Start as you mean to go on. That means not feeling guilty when life -- or laziness -- gets in the way of writing. Tell yourself you are nurturing your idea -- giving it a chance to develop unimpeded by a corset of restricted time.
Do the dishes and think about your characters --talk to them as you scour the pots.
Mop the floor and visualise your heroine mopping floors or interrogating suspects or falling under the wheels of a milkfloat. How does it happen? What do you see? hear? feel?
Maybe you play out a scene that does not fit into your story outline. Write it anyway -- or at least dictate it to a recorder. Most computers nowadays allow you to record using a microphone.
So you have to learn how to do that?
That's what I call looping the string. You give yourself permission to stop the frenetic flurry of words you pound out to achieve an arbitrary word target. You allow yourself to learn a new technique, take up a new interest . Everything is grist to a writer's mill.
A how-to article on recording your voice on computer may sell to a writing ezine or on an article content site. Learn something useful and pass it on. Start publicising yourself as a writer.
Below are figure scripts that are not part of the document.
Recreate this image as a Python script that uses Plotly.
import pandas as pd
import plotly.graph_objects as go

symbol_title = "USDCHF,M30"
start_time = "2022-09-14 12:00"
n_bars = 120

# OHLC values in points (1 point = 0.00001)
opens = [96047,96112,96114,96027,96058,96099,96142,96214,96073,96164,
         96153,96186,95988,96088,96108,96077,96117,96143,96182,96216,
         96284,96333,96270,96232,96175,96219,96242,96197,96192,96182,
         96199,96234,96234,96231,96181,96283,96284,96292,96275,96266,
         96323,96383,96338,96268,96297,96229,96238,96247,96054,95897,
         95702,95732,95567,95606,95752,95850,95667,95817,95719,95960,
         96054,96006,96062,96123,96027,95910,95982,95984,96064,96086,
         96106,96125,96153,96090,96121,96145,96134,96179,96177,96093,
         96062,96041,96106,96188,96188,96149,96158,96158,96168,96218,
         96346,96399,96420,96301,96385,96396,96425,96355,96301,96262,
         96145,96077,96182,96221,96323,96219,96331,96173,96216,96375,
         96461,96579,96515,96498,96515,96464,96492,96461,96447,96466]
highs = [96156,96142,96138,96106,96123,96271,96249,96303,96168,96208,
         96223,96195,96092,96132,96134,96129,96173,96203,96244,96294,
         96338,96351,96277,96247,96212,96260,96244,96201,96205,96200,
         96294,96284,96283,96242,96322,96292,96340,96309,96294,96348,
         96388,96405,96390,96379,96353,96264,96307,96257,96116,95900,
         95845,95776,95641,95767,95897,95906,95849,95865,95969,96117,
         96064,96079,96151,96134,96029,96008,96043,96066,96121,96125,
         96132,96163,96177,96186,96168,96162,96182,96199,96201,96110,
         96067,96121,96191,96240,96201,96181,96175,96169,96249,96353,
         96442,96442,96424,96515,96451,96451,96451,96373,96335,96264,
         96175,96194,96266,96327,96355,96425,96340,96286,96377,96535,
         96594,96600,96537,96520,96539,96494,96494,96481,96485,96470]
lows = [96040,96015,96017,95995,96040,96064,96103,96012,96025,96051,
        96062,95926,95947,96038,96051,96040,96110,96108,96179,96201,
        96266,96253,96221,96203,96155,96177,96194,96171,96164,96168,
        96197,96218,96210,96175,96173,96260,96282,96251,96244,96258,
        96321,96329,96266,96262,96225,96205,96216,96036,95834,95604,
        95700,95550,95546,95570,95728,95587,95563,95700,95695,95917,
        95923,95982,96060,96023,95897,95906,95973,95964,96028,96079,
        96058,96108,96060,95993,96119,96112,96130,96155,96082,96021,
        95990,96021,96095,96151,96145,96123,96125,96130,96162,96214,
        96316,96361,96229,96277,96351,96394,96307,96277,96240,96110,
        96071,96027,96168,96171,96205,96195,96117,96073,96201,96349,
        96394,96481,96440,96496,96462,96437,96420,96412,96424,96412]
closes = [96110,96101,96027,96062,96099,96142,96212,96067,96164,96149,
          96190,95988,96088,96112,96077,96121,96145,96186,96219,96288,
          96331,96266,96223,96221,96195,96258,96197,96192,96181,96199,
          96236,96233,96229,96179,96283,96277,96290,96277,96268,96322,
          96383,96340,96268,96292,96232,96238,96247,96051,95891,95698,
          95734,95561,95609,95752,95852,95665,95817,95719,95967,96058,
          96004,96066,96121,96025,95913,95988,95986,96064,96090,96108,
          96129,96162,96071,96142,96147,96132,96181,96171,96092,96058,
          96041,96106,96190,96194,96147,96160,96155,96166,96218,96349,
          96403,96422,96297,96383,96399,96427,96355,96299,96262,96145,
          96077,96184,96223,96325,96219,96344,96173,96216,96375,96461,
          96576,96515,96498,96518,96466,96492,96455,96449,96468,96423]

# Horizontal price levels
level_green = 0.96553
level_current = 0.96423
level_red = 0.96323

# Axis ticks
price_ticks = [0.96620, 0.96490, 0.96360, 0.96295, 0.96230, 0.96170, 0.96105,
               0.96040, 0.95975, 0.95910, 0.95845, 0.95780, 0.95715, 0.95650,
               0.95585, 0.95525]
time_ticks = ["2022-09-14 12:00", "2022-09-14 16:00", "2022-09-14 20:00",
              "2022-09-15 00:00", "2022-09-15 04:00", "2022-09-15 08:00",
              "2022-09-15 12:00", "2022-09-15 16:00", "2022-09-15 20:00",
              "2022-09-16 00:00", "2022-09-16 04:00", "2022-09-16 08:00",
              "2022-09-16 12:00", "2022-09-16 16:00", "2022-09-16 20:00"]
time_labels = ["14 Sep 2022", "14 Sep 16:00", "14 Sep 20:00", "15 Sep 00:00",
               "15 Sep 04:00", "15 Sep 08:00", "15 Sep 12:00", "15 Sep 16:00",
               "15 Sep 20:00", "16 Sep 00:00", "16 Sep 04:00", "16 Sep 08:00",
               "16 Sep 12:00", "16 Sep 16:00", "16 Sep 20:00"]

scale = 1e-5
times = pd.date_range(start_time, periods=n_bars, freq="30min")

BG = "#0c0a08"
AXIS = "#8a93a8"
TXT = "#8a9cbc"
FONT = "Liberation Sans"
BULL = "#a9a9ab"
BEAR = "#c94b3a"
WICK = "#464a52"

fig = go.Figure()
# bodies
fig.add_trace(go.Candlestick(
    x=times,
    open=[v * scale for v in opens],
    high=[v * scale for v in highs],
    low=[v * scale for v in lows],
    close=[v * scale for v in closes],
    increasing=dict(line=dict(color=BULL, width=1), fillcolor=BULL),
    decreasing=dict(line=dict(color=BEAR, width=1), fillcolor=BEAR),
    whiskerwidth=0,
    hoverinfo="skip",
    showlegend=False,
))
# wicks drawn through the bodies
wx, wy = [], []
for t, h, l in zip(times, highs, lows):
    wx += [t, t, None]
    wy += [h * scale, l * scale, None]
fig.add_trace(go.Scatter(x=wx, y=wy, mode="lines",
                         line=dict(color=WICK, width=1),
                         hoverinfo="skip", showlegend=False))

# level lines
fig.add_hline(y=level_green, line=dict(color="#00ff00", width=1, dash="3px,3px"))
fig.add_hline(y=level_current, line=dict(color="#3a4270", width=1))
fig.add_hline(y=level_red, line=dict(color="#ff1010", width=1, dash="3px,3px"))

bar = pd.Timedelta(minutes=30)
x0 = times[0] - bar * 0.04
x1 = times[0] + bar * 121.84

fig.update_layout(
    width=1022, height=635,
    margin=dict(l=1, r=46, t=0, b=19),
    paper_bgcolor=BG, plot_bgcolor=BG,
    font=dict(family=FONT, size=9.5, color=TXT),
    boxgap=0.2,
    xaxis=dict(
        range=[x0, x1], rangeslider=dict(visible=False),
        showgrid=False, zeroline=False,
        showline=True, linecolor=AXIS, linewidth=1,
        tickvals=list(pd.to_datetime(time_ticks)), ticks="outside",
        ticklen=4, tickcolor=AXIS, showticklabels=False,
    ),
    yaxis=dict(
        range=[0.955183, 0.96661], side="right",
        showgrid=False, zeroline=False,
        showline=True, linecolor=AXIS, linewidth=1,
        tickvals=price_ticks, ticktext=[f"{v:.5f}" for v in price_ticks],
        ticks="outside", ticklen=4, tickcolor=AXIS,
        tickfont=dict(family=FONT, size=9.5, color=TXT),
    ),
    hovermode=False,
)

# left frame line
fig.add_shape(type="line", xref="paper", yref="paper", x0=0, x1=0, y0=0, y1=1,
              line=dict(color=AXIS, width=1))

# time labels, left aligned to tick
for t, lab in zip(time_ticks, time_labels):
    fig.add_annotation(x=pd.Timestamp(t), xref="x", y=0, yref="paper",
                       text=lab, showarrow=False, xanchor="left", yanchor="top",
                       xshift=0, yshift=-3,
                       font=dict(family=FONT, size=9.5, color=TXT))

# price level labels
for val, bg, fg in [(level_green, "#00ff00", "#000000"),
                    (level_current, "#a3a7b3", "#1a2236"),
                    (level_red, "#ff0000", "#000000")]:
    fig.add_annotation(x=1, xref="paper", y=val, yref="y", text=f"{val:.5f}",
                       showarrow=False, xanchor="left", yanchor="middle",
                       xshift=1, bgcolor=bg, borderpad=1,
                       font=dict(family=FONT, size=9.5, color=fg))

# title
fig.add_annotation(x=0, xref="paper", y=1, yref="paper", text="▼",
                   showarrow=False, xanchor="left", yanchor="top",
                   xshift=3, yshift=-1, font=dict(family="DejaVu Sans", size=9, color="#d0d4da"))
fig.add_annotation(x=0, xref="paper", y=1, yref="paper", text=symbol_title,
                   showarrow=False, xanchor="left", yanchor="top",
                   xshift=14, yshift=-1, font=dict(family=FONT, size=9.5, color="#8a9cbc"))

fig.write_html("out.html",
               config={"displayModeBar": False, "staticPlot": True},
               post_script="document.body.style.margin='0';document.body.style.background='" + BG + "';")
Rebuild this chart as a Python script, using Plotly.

Let one of your book characters follow the same learning curve --add another element to the novel in progress. Alternatively file the idea for a future book.
Always remember readers love to be entertained but they also love to learn something new in an entertaining fashion.
The more loops you have in your string, the more enticing your work becomes.
So never feel guilty about time out from writing. Some good will always come of it if you look in the right direction.